Думается, Растрелли, хорошо знавший скаредную и вместе с тем широкую, азартную натуру дочери Петра, сумел убедить ее, что строить надо с чистого листа, чтобы дать простор воображению. И она решилась.
Каким счастливым для Петербурга было это решение, понимаешь каждый раз, проходя или проезжая — хоть изредка, хоть каждый день — мимо шедевра Растрелли. Привыкнуть к этому чуду, то есть пройти мимо него равнодушно, невозможно.

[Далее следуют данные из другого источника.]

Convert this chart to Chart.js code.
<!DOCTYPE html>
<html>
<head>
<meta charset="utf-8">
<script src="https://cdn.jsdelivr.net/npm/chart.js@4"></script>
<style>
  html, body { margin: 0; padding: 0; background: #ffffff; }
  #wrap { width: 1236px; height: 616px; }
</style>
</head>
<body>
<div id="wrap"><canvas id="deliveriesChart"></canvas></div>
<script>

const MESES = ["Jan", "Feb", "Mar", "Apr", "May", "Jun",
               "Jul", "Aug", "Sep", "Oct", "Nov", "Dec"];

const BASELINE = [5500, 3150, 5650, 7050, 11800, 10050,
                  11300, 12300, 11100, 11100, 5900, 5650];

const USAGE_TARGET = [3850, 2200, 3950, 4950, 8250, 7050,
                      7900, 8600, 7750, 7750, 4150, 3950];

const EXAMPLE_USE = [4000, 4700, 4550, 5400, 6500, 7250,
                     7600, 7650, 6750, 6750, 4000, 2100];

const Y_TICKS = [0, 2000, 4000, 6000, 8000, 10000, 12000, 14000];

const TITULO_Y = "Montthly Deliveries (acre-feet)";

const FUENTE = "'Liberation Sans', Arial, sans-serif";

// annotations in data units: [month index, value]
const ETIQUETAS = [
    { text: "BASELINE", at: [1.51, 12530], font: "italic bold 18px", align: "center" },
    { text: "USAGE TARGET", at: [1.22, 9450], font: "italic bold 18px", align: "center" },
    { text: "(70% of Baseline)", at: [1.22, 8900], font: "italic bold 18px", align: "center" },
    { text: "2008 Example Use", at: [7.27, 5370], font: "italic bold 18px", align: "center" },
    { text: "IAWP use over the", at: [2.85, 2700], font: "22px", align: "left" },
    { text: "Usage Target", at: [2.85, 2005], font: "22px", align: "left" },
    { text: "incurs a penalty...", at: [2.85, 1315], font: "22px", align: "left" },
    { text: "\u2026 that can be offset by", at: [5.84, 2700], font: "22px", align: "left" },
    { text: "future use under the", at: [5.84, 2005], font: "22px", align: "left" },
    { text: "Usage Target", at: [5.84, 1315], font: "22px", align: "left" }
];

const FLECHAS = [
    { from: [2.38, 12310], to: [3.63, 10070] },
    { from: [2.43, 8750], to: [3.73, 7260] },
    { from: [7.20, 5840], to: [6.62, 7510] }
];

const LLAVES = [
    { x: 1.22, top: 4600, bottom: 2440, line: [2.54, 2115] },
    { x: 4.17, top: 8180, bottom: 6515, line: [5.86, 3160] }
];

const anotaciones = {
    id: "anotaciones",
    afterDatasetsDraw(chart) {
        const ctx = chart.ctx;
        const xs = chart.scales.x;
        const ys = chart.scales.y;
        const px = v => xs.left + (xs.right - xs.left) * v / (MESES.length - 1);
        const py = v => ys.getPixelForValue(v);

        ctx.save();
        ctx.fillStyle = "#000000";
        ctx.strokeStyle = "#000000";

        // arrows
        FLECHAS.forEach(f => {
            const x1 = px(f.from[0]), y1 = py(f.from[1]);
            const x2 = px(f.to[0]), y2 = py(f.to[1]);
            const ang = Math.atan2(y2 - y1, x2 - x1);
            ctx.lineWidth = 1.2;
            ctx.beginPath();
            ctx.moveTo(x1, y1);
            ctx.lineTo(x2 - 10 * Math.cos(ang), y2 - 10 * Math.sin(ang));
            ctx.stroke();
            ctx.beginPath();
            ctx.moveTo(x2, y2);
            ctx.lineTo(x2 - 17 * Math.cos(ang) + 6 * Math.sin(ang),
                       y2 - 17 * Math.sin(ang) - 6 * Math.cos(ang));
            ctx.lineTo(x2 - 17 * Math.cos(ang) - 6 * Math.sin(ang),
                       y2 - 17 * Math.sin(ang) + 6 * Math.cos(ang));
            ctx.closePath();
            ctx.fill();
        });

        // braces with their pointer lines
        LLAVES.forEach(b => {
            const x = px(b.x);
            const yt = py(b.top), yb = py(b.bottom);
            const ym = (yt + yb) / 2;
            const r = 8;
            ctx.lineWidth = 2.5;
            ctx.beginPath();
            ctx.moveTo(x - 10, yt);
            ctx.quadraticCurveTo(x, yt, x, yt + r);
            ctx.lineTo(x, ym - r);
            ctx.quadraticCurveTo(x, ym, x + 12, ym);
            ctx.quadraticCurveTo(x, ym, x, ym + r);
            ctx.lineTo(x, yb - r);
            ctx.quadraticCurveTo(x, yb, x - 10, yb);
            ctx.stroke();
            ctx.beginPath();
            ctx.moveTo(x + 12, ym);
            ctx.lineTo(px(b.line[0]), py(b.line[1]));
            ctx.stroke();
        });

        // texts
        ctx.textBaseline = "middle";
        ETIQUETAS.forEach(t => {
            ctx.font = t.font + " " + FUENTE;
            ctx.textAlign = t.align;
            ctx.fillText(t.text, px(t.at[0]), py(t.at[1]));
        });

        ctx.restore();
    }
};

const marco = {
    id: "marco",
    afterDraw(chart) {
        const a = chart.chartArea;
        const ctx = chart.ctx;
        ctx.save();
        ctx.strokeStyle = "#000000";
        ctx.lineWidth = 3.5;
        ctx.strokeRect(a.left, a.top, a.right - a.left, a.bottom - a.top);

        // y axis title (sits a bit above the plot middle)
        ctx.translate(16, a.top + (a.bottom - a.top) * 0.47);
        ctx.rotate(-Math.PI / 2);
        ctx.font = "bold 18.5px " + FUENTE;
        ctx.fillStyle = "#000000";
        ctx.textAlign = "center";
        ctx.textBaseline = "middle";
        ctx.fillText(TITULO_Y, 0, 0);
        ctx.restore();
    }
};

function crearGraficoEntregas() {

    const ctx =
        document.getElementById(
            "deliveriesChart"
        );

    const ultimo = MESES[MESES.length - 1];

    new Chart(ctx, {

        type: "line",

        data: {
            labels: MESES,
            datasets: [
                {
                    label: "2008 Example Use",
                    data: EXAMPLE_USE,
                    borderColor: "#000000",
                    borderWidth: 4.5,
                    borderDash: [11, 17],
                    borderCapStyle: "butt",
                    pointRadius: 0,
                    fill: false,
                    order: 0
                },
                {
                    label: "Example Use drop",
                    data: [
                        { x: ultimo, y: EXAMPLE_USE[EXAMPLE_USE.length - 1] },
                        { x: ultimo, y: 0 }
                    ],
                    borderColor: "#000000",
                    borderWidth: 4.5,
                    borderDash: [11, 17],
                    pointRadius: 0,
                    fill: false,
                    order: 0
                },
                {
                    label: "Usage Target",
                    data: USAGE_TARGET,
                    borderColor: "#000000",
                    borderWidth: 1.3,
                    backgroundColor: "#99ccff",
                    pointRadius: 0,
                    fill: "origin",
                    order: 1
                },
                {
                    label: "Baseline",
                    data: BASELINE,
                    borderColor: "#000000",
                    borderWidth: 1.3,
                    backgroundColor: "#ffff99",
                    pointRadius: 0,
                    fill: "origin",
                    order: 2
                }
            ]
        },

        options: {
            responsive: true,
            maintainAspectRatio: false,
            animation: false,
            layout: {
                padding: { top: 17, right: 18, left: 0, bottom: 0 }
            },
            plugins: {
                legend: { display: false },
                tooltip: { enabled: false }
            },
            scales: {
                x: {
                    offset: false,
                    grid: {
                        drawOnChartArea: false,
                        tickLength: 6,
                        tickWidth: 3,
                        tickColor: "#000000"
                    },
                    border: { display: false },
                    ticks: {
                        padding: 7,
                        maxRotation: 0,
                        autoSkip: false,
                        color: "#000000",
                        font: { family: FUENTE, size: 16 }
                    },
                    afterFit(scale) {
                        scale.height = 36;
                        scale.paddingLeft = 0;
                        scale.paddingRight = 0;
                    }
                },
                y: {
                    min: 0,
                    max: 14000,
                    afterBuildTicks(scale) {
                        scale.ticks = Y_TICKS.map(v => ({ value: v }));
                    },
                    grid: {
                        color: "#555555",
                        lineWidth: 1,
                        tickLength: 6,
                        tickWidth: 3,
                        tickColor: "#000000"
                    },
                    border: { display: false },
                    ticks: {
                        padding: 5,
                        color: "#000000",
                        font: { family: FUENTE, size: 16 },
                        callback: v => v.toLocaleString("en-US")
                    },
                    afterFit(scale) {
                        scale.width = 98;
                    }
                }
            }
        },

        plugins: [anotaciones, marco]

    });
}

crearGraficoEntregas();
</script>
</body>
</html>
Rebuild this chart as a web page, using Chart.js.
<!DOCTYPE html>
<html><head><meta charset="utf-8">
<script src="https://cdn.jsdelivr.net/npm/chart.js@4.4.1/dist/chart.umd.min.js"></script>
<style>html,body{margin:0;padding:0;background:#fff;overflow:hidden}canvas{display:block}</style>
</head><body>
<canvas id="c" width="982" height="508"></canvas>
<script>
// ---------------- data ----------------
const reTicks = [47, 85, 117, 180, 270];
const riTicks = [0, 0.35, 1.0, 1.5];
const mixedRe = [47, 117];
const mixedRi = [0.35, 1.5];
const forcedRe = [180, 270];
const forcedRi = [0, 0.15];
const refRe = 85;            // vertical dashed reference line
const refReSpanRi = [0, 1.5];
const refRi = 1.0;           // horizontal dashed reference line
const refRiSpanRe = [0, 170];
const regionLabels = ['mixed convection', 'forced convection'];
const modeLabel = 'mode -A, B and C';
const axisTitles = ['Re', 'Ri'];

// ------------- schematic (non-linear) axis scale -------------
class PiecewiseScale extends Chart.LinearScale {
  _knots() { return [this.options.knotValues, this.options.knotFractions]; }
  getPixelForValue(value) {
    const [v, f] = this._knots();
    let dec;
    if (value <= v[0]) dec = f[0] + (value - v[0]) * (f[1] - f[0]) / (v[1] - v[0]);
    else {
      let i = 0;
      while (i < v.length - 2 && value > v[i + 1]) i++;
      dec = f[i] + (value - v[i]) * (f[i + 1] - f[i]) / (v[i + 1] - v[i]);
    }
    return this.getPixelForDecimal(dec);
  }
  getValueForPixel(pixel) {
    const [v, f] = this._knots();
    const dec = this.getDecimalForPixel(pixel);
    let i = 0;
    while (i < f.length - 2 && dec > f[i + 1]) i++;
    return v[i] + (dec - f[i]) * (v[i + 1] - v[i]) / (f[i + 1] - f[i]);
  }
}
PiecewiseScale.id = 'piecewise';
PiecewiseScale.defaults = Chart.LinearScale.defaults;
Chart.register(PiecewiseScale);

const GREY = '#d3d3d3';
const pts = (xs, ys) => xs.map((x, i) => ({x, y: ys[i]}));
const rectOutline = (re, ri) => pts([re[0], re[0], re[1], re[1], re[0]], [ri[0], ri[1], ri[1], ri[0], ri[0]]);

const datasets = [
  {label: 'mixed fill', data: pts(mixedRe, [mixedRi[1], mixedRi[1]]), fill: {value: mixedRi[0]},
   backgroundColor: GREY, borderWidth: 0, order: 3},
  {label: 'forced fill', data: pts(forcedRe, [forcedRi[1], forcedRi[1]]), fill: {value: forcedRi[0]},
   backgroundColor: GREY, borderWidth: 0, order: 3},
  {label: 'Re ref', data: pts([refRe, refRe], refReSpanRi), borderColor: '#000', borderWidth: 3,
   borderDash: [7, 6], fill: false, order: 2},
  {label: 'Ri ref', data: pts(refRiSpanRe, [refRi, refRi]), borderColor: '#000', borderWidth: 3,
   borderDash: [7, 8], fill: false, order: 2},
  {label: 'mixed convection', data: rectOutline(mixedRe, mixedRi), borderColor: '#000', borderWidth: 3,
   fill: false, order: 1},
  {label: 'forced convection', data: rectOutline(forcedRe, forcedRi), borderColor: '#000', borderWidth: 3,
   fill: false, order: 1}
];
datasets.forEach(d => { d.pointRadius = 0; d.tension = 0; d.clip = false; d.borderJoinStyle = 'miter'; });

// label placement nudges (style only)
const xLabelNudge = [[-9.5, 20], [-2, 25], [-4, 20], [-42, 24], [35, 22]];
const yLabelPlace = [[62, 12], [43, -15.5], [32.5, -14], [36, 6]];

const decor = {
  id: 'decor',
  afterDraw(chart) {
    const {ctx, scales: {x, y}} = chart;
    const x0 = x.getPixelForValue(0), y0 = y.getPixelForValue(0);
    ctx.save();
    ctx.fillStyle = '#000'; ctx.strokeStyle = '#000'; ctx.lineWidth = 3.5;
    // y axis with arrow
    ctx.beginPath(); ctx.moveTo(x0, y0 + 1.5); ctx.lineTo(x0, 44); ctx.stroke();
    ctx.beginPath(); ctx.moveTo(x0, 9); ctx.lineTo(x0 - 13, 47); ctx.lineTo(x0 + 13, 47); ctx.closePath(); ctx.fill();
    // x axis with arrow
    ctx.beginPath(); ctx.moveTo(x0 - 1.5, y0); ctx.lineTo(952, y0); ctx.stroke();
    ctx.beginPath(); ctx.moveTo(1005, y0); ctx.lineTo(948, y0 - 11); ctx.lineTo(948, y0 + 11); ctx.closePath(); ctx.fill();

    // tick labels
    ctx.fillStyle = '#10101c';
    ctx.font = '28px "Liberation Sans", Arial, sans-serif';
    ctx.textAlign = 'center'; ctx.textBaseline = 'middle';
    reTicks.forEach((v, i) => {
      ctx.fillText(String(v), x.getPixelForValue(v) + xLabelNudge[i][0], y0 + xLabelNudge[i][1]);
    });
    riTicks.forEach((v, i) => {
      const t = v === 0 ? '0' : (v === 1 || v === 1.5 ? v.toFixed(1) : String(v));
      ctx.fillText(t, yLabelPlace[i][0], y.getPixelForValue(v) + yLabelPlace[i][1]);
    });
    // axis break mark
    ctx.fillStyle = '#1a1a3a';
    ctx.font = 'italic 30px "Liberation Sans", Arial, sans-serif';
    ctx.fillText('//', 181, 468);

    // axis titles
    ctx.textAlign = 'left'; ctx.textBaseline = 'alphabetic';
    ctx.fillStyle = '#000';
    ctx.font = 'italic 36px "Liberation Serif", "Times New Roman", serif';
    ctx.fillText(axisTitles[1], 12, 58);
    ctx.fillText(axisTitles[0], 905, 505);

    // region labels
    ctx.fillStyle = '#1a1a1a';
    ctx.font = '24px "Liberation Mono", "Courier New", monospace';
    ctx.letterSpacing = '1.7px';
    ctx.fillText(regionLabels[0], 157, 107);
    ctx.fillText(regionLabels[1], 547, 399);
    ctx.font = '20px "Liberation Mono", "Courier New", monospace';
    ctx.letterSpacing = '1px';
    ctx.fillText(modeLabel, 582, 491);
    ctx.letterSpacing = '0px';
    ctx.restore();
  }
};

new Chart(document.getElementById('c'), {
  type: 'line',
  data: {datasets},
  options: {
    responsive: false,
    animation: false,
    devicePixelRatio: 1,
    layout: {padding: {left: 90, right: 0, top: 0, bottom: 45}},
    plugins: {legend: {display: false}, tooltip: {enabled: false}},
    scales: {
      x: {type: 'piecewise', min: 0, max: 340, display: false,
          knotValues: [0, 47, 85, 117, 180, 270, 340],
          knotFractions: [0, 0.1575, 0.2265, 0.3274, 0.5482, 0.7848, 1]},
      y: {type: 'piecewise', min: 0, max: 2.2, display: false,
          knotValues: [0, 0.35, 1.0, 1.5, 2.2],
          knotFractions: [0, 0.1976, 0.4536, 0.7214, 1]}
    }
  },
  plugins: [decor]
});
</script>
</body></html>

Через десять лет архитектор вспоминал: «После того как императрица утвердила проект нового Зимнего дворца и так как было необходимо совершенно снести старый дворец, построенный покойной императрицей Анной в начале ее царствования, ее величество императрица Елизавета приказала мне строить большой Зимний дворец из дерева, в один этаж на каменных фундаментах, и это здание было построено на Большом проспекте (Растрелли писал этот отчет в 1764 году, значит, тогда Невский проспект еще называли по привычке Большим, хотя Указ Анны Иоанновны«…впредь именовать Большую проспективу, что следует от Адмиралтейства к Невскому монастырю, — Невскою проспективою» был подписан еще 20 апреля 1738 года. — И. С.).